The U.S. is one of three nations of 181 studied by Harvard and McGill universities that don’t guarantee working mothers leave with compensation, and researchers say it pays the price in lost productivity and health risks for children. The two other countries are Papua New Guinea and Swaziland.
-- "America Last Among Peers With No Paid Maternity Leave," Bloomberg News, Feb 21, 11
A 2007 article had the U.S. keeping company with Papua New Guinea, Swaziland and Lesotho. Good to know that Lesotho -- home of the $1600 annual gross domestic product -- has changed since then.
A whopping two U.S. states offer paid family leave benefits:
New Jersey and California, have leave programs that offer parents cash benefits, while Rhode Island, Hawaii, and New York provide some disability payments to new mothers. Meanwhile, Washington state, which passed a paid parental leave law but has so far been unable to pay for it, is in limbo. Without any income to keep them afloat during their time off, a substantial minority of those covered by the federal leave law don't wind up taking the leave to which they're entitled. Some 2.73 million workers surveyed over an 18-month period said they didn't take FMLA leave because they couldn't afford to.

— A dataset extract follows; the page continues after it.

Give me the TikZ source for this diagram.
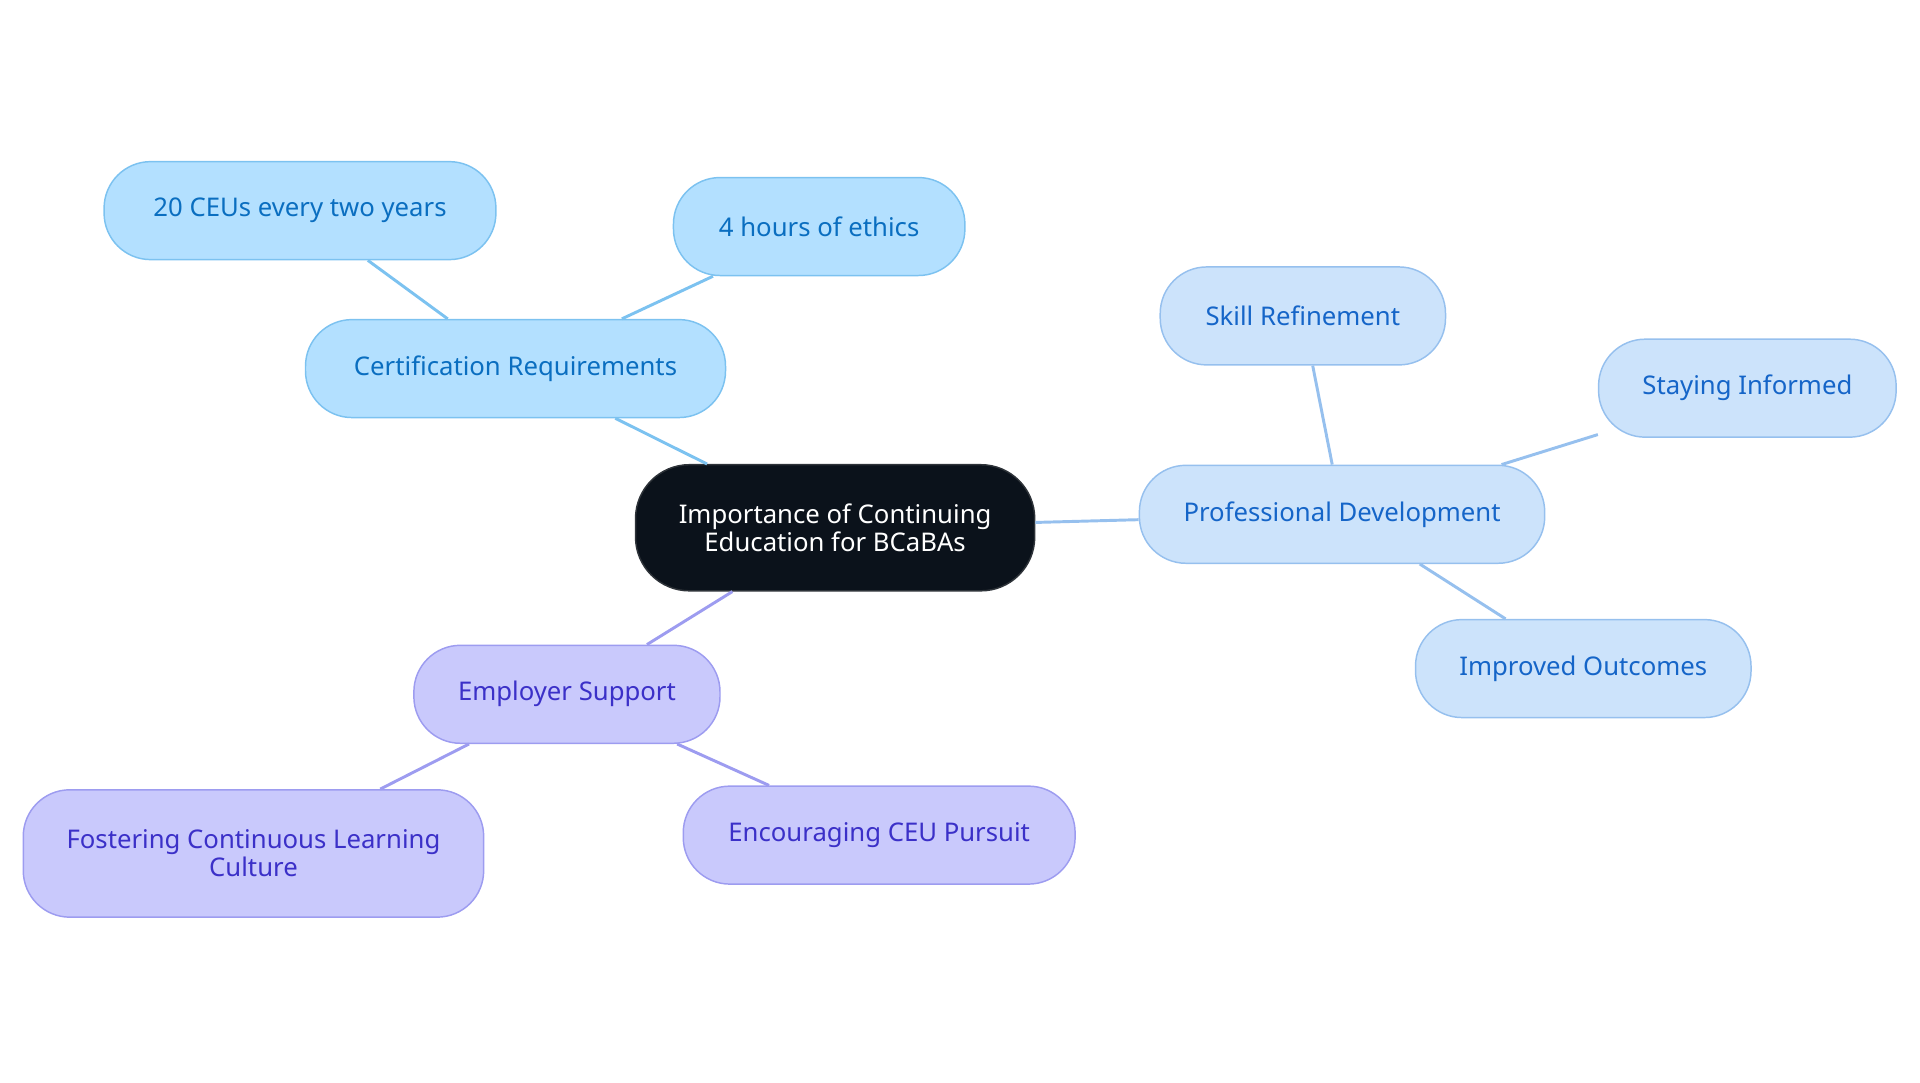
\documentclass[tikz,border=0pt]{standalone}
\usepackage{fontspec}
\setmainfont{Noto Sans}
\definecolor{rootfill}{HTML}{0B121B}
\definecolor{certfill}{HTML}{B3E0FF}
\definecolor{certline}{HTML}{7CC2F0}
\definecolor{certtext}{HTML}{0A6EC0}
\definecolor{proffill}{HTML}{CCE3FB}
\definecolor{profline}{HTML}{96C0EE}
\definecolor{proftext}{HTML}{1565C8}
\definecolor{empfill}{HTML}{C9C9FC}
\definecolor{empline}{HTML}{9D9CF0}
\definecolor{emptext}{HTML}{3B30C8}

\begin{document}
\begin{tikzpicture}[x=0.5pt,y=-0.5pt,
 concept/.style={rounded corners=19pt,draw,line width=0.6pt,align=center,
  font=\fontsize{10.5}{11.5}\selectfont,inner sep=0pt},
 cert/.style={concept,fill=certfill,draw=certline,text=certtext},
 prof/.style={concept,fill=proffill,draw=profline,text=proftext},
 emp/.style={concept,fill=empfill,draw=empline,text=emptext},
 link/.style={line width=1.2pt}]

\useasboundingbox (0,0) rectangle (1568,884);

\node [concept,fill=rootfill,draw=rootfill!70!gray,text=white,rounded corners=22pt,
 minimum width=163pt,minimum height=51.5pt] (imp) at (682,431)
 {Importance of Continuing\\Education for BCaBAs};

% certification branch
\node [cert,minimum width=171.5pt,minimum height=40pt] (cer) at (421,301) {Certification Requirements};
\node [cert,minimum width=160pt,minimum height=40pt] (ceu) at (245,172) {20 CEUs every two years};
\node [cert,minimum width=119pt,minimum height=40pt] (eth) at (669,185) {4 hours of ethics};

% professional branch
\node [prof,minimum width=165.5pt,minimum height=40pt] (pro) at (1096,420) {Professional Development};
\node [prof,minimum width=116.5pt,minimum height=40pt] (ski) at (1064,258) {Skill Refinement};
\node [prof,minimum width=121.5pt,minimum height=40pt] (sta) at (1427,317) {Staying Informed};
\node [prof,minimum width=137pt,minimum height=40pt] (out) at (1293,546) {Improved Outcomes};

% employer branch
\node [emp,minimum width=125pt,minimum height=40pt] (emp) at (463,567) {Employer Support};
\node [emp,minimum width=188pt,minimum height=52pt] (fos) at (207,697) {Fostering Continuous Learning\\Culture};
\node [emp,minimum width=160pt,minimum height=40pt] (enc) at (718,682) {Encouraging CEU Pursuit};

\begin{scope}[on background layer/.style={}]
\draw [link,certline] (imp) -- (cer);
\draw [link,certline] (cer) -- (ceu);
\draw [link,certline] (cer) -- (eth);
\draw [link,profline] (imp) -- (pro);
\draw [link,profline] (pro) -- (ski);
\draw [link,profline] (pro) -- (sta);
\draw [link,profline] (pro) -- (out);
\draw [link,empline] (imp) -- (emp);
\draw [link,empline] (emp) -- (fos);
\draw [link,empline] (emp) -- (enc);
\end{scope}
\end{tikzpicture}
\end{document}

-- "The Confusing State of Family Leave Policies," Slate, Aug 17, 10
I got to take sixteen weeks paid leave, thanks to a combination of circumstances: I live in California; I had a c-section, thereby making me eligible for two weeks more of paid disability than I would have gotten had I delivered vaginally; I have an employer who also offers paid disability for giving birth; the employer also offered a week of paid leave for "bonding," and that same employer also has a vacation policy that links seniority and vacation time off, so I was able to dip into the 20 days a year I get annually to stretch my leave out to the full sixteen weeks.
My employer is not stupid: BLS data has shown that employers with generous family leave policies do a better job of retaining workers than their stingier counterparts, and any workplace expert will tell you that retention is typically cheaper than churn. But my situation -- which is a perfect collision between geography and corporate policy -- should not be special, or an exception. Should it?